I know it's daft, I know it's ridiculous, I don't care. Sure, you can trace this new obsession back to me getting a Blackberry for the first time, with its built in MLB app, or you can point to the future Mrs. L letting me keep ESPN America on the Sky package. You might even, if you knew me well, see that the pain, consternation and utter contempt in which I hold my old true love, football, has left a chink, a door ajar, in need of exploration. My obsessive nature needed somewhere to go. Whatever. I am hooked and the very fact it is slightly mad only adds to the joy.

Obsession should be unfathomable to everyone else, that's the point, that's one of the best things about it. Only those obsessed with the same thing get it. It's a club, a secret society, something of our own.

And as for Fenway, the Green Monster, Yawkey Way, Pesky's pole, Sweet Caroline and Dirty Water, the Curse of the Bambino, winning it all after an 86 year wait, Schilling's sock and Manny being Manny, staying faithful, and everything else Red Sox: I'm in.
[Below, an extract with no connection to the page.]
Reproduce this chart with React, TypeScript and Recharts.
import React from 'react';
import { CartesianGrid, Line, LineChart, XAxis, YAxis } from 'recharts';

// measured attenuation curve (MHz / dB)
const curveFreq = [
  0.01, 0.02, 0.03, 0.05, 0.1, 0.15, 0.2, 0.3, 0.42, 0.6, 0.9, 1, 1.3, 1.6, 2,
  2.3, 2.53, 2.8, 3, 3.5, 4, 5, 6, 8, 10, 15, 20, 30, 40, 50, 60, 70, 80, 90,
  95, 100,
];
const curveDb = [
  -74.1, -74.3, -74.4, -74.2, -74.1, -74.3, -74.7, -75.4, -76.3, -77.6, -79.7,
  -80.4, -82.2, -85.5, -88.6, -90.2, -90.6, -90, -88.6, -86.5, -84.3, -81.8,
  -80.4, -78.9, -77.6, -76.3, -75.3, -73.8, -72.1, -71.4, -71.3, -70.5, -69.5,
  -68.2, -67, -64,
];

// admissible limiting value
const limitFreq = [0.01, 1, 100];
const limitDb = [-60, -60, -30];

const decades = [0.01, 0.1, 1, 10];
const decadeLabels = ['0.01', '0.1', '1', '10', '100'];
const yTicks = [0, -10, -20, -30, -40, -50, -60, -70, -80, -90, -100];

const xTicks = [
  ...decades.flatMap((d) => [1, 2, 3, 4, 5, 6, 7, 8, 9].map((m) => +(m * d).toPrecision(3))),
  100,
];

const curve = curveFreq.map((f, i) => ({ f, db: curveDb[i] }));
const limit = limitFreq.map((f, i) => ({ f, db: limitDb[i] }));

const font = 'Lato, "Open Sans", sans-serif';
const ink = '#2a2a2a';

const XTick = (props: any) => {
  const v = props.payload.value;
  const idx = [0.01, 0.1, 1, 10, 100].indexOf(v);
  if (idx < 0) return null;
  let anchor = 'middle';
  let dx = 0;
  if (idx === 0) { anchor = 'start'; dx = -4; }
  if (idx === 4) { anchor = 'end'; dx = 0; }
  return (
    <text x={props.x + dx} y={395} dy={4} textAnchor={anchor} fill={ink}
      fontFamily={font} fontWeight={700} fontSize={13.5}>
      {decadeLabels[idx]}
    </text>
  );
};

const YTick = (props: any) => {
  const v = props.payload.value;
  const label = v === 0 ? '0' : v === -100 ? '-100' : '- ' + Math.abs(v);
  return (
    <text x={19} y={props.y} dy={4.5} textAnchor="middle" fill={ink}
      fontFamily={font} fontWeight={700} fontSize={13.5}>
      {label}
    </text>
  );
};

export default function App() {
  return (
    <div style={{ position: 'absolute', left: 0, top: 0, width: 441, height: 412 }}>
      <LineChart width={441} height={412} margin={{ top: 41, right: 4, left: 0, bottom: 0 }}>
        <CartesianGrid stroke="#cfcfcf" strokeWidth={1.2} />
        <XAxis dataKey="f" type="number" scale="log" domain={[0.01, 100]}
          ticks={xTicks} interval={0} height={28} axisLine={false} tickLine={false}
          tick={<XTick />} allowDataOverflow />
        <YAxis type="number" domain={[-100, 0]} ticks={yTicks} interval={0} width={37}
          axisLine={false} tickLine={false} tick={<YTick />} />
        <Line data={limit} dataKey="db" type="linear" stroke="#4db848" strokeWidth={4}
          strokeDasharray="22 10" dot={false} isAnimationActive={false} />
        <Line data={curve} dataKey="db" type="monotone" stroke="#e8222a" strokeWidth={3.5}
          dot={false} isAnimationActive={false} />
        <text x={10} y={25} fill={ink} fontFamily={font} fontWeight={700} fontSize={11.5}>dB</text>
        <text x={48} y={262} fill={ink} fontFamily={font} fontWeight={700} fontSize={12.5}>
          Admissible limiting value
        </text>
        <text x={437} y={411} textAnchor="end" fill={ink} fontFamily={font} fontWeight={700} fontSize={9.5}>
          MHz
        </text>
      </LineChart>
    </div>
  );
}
Someone once said, love the game and it will love you back, I agree unconditionally, whole-heartedly and without reservation. Take me baseball and do with me as you will.

Listening to: Neil Young - Le Noise
Reading:Bright Shiny Morning - James Frey

1 comment:

  1. All sounds perfectly normal to me!

    Have resisted blogging about the Sox so far. How much longer can I resist, especially after that litany of iconography? Welcome to the blogosphere and the Nation. Go Sox!